Ligget’s May, 1992, plea stemmed from charges involving him in an inter-company tax-sharing plan that pumped $94 million of Lincoln money up to its parent company, American Continental Corp. in Phoenix. Under such agreements, a parent company pays one consolidated tax bill, getting payments from its subsidiaries for their share of the taxes.

Ligget, however, ordered the transfer of a portion of the money an average of five weeks before it was due under the plan--in effect giving the parent company an interest-free loan. He said at the time of his plea that he knew the early payments were improper.

He did not plead guilty, however, to helping to create or knowing about the fraudulent nature of the tax-sharing agreement. Under the plan, Lincoln made a series of payments to American Continental for taxes, though the thrift itself never had owed any taxes.

Keating and his son, Charles H. Keating III, already have been sentenced to prison for their federal jury convictions on racketeering, fraud and conspiracy charges.

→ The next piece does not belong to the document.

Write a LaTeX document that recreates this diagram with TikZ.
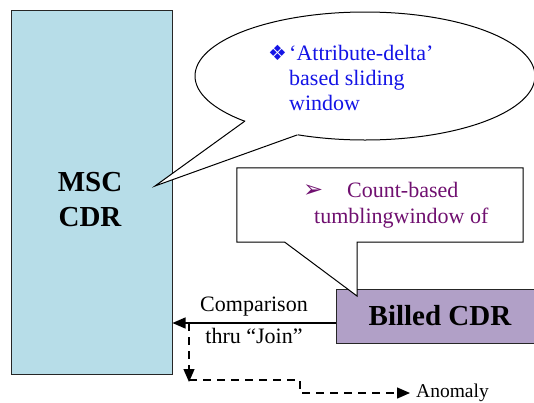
\documentclass[tikz,border=0pt]{standalone}
\usepackage{fontspec}
\setmainfont{Liberation Serif}
\newfontfamily\dingfont{DejaVu Sans}
\usetikzlibrary{arrows.meta}

\definecolor{mscblue}{RGB}{183,221,232}
\definecolor{billpurple}{RGB}{177,160,199}
\definecolor{noteblue}{RGB}{20,20,230}
\definecolor{notepurple}{RGB}{112,16,112}

\begin{document}
\begin{tikzpicture}[x=1pt,y=-1pt,
    cdrbox/.style ={rectangle, draw=black!85, line width=1pt, inner sep=0pt},
    cdrtext/.style ={font=\fontsize{29}{35}\selectfont\bfseries, align=center},
    labeltext/.style ={font=\fontsize{22}{25}\selectfont},
    flowarrow/.style ={line width=1.3pt, -{Triangle[length=13pt,width=11pt]}},
    dashflow/.style ={flowarrow, dash pattern=on 8pt off 6pt}]
   \useasboundingbox (0,0) rectangle (534,402);
   % the two record streams
   \node[cdrbox, fill=mscblue, minimum width=161pt, minimum height=364pt] (msc) at (91.5,192) {};
   \node[cdrtext] (msclabel) at (90,200) {MSC\\CDR};
   \node[cdrbox, cdrtext, fill=billpurple, minimum width=208pt, minimum height=54pt] (billed) at (440,316) {Billed CDR};
   % join and anomaly output
   \draw[flowarrow] ([yshift=-7pt]billed.west) -- ([yshift=-7pt]billed.west -| msc.east)
      node[pos=0.5, above, labeltext, inner sep=6pt] (cmp) {Comparison}
      node[pos=0.5, below, labeltext, inner sep=5pt] (thru) {thru “Join”};
   \coordinate (split) at (189,323);
   \coordinate (drop) at (189,382);
   \coordinate (bend) at (300,393);
   \node[font=\fontsize{19.5}{22}\selectfont, anchor=base west, inner xsep=6pt, inner ysep=0pt] (anomaly) at (410,397.5) {Anomaly};
   \draw[dashflow] (split) -- (drop);
   \draw[dashflow] ([yshift=2pt]drop) -| (bend) -- (bend -| anomaly.west);
   % window notes
   \coordinate (attrnote) at (365,76);
   \coordinate (attrtip) at (155,186);
   \coordinate (attrleft) at (245,121);
   \coordinate (attrright) at (297,135);
   \draw[fill=white, line width=1pt] (attrnote) ellipse [x radius=170, y radius=64];
   \fill[white] (attrleft) -- (attrtip) -- (attrright) -- (attrnote) -- cycle;
   \draw[line width=1pt] (attrleft) -- (attrtip) -- (attrright);
   \node[labeltext, text=noteblue, align=left, anchor=north west, inner sep=0pt] (attrtext) at (289,45)
      {\llap{\makebox[21pt][l]{\dingfont\fontsize{21}{25}\selectfont ❖}}‘Attribute-delta’\\based sliding\\window};
   \node[minimum width=286pt, minimum height=74pt, inner sep=0pt] (countnote) at (380,205) {};
   \coordinate (counttip) at (357,296);
   \draw[fill=white, line width=1pt] (countnote.north west) -- (countnote.north east) -- (countnote.south east)
      -- (counttip |- countnote.south) -- (counttip) -- ([xshift=48pt]countnote.south west)
      -- (countnote.south west) -- cycle;
   \node[labeltext, text=notepurple, align=left, anchor=north west, inner sep=0pt, font=\fontsize{22}{26}\selectfont] (counttext) at (314,182)
      {\hspace*{-11pt}\makebox[44pt][l]{\dingfont\fontsize{24}{26}\selectfont ➢}Count-based\\tumblingwindow of};
 \end{tikzpicture}
\end{document}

Six other top executives and a major borrower, all of whom pleaded guilty previously, are to be sentenced over the next two months.

Others awaiting sentencing are former American Continental President Judy J. Wischer, former Senior Vice President and Keating son-in-law Robert M. Wurzelbacher Jr., former corporate lawyer Mark S. Sauter, former Vice President Bruce Dickson, former Lincoln Chairman Robin S. Symes, former Lincoln President Raymond C. Fidel and former Arizona real estate developer Ernest C. Garcia II.